N-doped activated carbon with hierarchical pores for the efficient removal of perchlorate from water

Abstract

Perchlorate contamination in drinking water is causing serious health issues. N-doped activated carbon with hierarchical pore structure having very high perchlorate adsorption capacity was synthesized from polypyrrole using Pluronic 123 as a template followed by KOH activation. The N 2 adsorption-desorption isotherm of the N-doped activated carbon showed a combination of micro and mesopores, with a high BET surface area of 1720 m 2 g −1 and a total pore volume of 0.869 cm 3 g -1 . Systematic batch experiment studies were conducted to understand the effect of pH, contact time and other interfering anions on the perchlorate adsorption. The equilibrium adsorption data are well described by the Freundlich adsorption model. The adsorption kinetic data is fitted by the pseudo-first-order model with R 2 > 0.99. The adsorption mechanism was established as an electrostatic interaction of positively charged N-doped carbon with perchlorate ion.

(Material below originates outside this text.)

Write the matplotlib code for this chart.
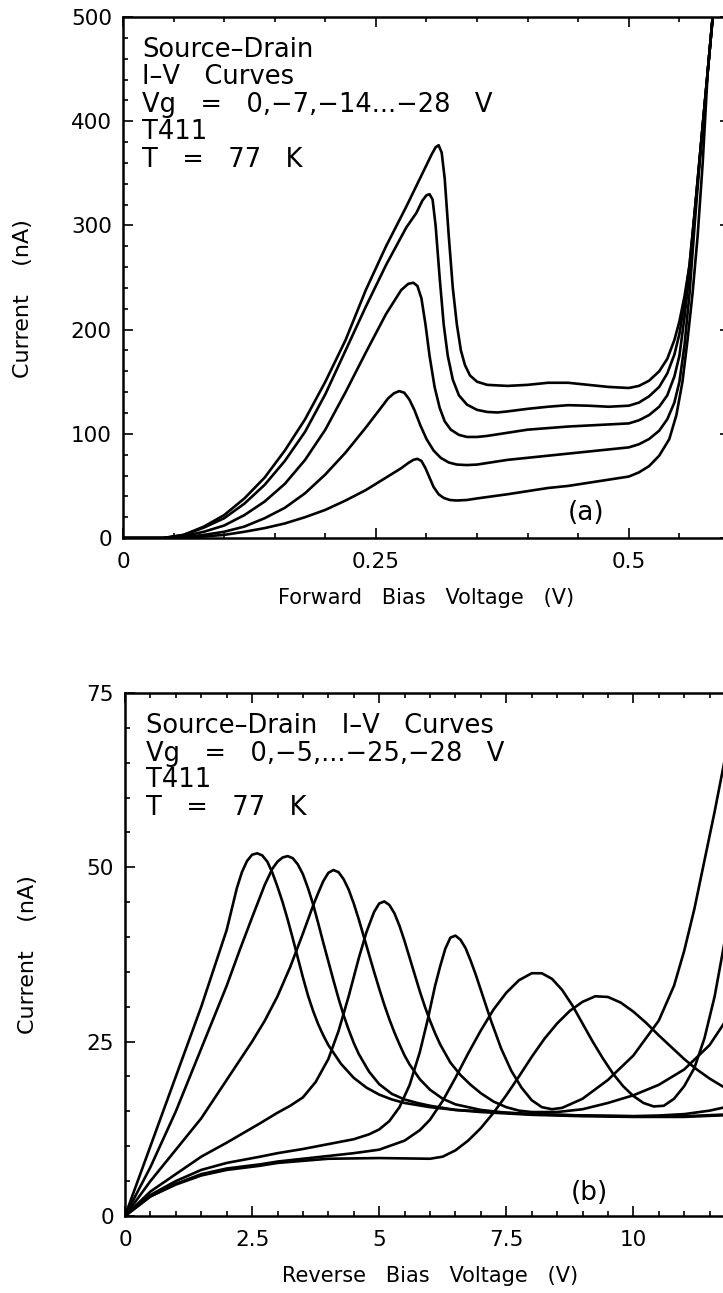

The spent adsorbent could be regenerated by treatment with 2 M NaCl solution and the regenerated adsorbent retains the perchlorate adsorption capacity of the virgin sample over a large number of adsorption-desorption cycles. The maximum adsorption capacity of 587 mg g −1 obtained was the highest of the reported values suggesting polypyrrole based N-doped activated carbon as a potential adsorbent for the removal of perchlorate from drinking water. • Nitrogen-doped hierarchical porous carbon was synthesized by a soft template approach from polypyrrole (PPy-T-C-K-650). • PPy-T-C-K-650 displayed a high surface area of 1720 m 2 g −1 and large mesopore volume of 0.721 cm 3 g −1 • PPy-T-C-K-650 exhibited a record perchlorate adsorption capacity of 587 mg g −1 • The spent adsorbent showed an excellent regeneration and recycling ability.